(Task prompt): Your task is to copy a single run of lines that starts at the line with "Clone this chart in D3.js." and stops at the line with "var chanceRoc = [[0, 0], [1, 1]];", keeping both ends. Copy nothing else.

[Charts and diagrams as code]
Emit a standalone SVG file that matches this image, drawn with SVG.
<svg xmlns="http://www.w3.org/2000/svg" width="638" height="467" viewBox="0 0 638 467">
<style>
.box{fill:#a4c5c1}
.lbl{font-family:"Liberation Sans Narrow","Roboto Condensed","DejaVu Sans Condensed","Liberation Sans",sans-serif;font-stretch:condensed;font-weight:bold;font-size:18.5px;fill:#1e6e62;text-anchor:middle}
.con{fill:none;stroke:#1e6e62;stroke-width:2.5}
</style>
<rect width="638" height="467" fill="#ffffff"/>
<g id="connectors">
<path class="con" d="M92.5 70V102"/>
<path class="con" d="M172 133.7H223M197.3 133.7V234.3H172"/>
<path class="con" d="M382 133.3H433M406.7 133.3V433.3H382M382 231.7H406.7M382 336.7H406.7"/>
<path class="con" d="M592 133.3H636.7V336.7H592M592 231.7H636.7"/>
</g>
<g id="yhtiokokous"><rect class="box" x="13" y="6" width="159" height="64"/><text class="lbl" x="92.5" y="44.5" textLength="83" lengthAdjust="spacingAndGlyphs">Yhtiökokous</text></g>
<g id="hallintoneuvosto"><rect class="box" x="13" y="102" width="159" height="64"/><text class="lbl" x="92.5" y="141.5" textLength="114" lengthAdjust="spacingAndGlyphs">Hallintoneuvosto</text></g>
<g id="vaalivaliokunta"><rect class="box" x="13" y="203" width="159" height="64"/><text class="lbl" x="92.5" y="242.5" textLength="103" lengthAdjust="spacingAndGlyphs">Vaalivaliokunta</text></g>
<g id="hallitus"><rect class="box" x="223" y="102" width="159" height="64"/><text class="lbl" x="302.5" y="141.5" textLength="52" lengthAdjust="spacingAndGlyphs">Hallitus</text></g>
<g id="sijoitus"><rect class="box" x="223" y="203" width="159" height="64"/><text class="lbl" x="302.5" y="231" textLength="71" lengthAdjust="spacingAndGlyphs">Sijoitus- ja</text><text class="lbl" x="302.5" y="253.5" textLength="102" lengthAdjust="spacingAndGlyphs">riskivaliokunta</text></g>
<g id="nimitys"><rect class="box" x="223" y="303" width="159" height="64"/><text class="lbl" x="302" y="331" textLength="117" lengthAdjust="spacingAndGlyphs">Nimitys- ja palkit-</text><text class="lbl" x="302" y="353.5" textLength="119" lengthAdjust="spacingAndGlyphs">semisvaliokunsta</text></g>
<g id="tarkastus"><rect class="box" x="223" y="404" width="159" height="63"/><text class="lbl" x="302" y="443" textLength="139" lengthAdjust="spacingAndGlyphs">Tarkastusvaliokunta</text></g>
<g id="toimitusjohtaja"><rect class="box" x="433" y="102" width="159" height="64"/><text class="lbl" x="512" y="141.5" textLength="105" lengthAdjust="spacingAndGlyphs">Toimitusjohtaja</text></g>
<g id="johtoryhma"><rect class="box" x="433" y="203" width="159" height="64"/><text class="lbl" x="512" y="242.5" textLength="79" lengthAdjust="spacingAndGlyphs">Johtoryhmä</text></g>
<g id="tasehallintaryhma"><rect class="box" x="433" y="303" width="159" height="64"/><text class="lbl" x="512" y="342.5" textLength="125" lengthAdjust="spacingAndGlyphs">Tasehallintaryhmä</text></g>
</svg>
---
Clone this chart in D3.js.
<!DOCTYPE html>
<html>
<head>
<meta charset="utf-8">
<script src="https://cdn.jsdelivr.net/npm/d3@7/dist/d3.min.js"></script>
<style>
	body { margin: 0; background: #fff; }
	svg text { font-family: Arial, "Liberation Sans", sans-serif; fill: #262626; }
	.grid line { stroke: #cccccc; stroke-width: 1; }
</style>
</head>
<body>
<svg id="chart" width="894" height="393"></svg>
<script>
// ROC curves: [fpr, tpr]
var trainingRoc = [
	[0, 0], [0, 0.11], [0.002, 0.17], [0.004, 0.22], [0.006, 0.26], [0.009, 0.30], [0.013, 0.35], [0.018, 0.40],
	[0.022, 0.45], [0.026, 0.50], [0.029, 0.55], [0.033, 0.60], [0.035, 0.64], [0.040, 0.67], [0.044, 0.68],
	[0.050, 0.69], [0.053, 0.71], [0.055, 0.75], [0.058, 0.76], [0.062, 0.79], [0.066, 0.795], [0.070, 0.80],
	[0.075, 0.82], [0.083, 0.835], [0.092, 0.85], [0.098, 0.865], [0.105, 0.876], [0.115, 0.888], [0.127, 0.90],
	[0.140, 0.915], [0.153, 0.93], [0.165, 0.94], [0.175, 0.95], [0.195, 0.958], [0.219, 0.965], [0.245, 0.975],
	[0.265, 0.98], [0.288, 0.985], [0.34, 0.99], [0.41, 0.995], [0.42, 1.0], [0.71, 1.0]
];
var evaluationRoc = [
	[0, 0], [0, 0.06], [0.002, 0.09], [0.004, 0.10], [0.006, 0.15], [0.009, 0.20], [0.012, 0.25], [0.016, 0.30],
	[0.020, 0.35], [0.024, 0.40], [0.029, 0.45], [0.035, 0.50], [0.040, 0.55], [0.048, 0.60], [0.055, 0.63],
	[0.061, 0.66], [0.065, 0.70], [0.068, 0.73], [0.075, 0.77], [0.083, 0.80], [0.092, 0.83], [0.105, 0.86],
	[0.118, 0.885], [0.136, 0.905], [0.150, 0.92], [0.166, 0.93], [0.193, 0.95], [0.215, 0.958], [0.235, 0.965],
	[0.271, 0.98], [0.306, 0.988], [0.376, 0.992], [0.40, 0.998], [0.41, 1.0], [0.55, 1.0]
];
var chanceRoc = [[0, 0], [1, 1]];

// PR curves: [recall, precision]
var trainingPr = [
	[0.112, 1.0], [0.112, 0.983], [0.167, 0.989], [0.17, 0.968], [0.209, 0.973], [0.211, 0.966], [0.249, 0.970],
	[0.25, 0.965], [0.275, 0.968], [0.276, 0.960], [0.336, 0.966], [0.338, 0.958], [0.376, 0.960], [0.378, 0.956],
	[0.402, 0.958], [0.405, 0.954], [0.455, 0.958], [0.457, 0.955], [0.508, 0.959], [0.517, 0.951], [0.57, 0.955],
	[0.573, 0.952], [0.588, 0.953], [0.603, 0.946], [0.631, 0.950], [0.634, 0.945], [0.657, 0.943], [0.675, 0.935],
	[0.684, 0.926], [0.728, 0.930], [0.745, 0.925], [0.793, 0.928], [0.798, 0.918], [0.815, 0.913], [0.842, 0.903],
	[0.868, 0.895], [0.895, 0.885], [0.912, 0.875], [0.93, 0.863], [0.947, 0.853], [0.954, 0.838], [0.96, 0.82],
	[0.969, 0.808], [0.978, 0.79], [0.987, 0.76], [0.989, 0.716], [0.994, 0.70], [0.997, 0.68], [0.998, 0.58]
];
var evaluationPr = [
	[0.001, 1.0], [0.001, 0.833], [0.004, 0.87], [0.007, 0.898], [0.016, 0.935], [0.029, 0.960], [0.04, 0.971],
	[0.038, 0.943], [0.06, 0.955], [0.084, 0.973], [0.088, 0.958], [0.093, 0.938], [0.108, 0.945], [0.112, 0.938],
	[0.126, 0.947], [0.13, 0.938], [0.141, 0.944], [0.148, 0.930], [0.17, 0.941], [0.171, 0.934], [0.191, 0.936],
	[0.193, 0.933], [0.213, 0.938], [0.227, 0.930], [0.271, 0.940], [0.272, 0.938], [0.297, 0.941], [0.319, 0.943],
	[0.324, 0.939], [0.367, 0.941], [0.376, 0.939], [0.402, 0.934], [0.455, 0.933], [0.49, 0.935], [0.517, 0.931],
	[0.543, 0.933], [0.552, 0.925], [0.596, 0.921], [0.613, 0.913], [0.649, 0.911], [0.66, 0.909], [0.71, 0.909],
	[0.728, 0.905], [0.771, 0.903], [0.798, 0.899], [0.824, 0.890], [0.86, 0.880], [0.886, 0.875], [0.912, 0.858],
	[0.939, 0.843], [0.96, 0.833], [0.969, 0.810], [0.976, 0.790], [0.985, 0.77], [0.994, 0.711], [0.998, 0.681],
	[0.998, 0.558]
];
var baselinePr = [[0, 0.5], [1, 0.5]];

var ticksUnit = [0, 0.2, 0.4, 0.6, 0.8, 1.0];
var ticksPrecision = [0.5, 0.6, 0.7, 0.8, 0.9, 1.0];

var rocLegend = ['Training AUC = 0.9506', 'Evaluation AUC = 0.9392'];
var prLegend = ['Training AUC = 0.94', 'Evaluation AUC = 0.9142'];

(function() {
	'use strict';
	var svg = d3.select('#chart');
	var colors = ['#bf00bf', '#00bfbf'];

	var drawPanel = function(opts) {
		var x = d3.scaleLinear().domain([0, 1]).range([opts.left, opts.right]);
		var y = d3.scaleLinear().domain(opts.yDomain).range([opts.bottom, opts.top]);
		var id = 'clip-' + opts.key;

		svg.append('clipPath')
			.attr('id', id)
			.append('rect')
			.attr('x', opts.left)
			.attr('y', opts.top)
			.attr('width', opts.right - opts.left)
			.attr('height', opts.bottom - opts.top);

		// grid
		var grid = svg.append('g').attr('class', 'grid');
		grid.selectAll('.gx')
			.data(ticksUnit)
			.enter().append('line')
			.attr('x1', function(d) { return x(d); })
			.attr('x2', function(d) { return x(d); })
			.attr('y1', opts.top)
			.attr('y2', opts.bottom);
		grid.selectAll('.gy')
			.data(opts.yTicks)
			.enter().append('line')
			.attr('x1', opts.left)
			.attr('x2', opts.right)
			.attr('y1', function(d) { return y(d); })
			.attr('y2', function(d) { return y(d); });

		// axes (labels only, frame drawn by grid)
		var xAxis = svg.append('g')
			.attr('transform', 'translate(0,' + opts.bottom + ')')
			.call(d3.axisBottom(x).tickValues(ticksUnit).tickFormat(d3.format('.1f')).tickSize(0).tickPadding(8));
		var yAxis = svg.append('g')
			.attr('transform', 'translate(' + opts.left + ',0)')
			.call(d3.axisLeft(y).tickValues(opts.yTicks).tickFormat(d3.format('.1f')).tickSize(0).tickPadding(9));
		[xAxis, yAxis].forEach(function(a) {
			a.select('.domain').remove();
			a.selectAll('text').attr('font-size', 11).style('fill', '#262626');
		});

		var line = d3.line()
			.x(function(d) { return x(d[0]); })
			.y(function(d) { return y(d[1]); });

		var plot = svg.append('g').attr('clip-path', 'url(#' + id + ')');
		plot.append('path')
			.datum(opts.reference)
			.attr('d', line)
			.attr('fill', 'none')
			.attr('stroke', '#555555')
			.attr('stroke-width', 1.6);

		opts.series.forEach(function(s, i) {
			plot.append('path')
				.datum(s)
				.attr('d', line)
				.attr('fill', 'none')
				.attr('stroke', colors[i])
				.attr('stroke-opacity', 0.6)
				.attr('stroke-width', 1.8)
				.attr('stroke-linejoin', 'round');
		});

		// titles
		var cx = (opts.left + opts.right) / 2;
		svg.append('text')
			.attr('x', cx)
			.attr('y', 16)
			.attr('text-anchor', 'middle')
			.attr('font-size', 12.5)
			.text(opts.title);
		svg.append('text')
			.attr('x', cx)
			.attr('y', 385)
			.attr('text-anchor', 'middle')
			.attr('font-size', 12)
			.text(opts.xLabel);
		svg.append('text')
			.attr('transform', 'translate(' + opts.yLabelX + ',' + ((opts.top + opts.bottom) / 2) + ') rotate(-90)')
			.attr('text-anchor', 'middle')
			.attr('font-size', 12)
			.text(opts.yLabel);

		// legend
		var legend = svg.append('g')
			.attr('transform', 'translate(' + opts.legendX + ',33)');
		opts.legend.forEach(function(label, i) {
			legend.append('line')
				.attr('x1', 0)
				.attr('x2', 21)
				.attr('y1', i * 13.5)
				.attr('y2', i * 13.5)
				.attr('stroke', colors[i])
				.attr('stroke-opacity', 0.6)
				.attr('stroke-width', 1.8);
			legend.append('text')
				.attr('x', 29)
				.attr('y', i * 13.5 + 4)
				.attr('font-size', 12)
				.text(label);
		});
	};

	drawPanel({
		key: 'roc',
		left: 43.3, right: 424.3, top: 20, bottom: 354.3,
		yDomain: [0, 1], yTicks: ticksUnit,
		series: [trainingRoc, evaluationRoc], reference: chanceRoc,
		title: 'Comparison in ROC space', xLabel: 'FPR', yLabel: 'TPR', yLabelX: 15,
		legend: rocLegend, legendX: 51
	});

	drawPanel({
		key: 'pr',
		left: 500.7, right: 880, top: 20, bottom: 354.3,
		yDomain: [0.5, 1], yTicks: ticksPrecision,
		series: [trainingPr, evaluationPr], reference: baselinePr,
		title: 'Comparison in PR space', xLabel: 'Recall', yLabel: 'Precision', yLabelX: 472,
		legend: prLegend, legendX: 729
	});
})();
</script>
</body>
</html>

(Exercise response):
Clone this chart in D3.js.
<!DOCTYPE html>
<html>
<head>
<meta charset="utf-8">
<script src="https://cdn.jsdelivr.net/npm/d3@7/dist/d3.min.js"></script>
<style>
	body { margin: 0; background: #fff; }
	svg text { font-family: Arial, "Liberation Sans", sans-serif; fill: #262626; }
	.grid line { stroke: #cccccc; stroke-width: 1; }
</style>
</head>
<body>
<svg id="chart" width="894" height="393"></svg>
<script>
// ROC curves: [fpr, tpr]
var trainingRoc = [
	[0, 0], [0, 0.11], [0.002, 0.17], [0.004, 0.22], [0.006, 0.26], [0.009, 0.30], [0.013, 0.35], [0.018, 0.40],
	[0.022, 0.45], [0.026, 0.50], [0.029, 0.55], [0.033, 0.60], [0.035, 0.64], [0.040, 0.67], [0.044, 0.68],
	[0.050, 0.69], [0.053, 0.71], [0.055, 0.75], [0.058, 0.76], [0.062, 0.79], [0.066, 0.795], [0.070, 0.80],
	[0.075, 0.82], [0.083, 0.835], [0.092, 0.85], [0.098, 0.865], [0.105, 0.876], [0.115, 0.888], [0.127, 0.90],
	[0.140, 0.915], [0.153, 0.93], [0.165, 0.94], [0.175, 0.95], [0.195, 0.958], [0.219, 0.965], [0.245, 0.975],
	[0.265, 0.98], [0.288, 0.985], [0.34, 0.99], [0.41, 0.995], [0.42, 1.0], [0.71, 1.0]
];
var evaluationRoc = [
	[0, 0], [0, 0.06], [0.002, 0.09], [0.004, 0.10], [0.006, 0.15], [0.009, 0.20], [0.012, 0.25], [0.016, 0.30],
	[0.020, 0.35], [0.024, 0.40], [0.029, 0.45], [0.035, 0.50], [0.040, 0.55], [0.048, 0.60], [0.055, 0.63],
	[0.061, 0.66], [0.065, 0.70], [0.068, 0.73], [0.075, 0.77], [0.083, 0.80], [0.092, 0.83], [0.105, 0.86],
	[0.118, 0.885], [0.136, 0.905], [0.150, 0.92], [0.166, 0.93], [0.193, 0.95], [0.215, 0.958], [0.235, 0.965],
	[0.271, 0.98], [0.306, 0.988], [0.376, 0.992], [0.40, 0.998], [0.41, 1.0], [0.55, 1.0]
];
var chanceRoc = [[0, 0], [1, 1]];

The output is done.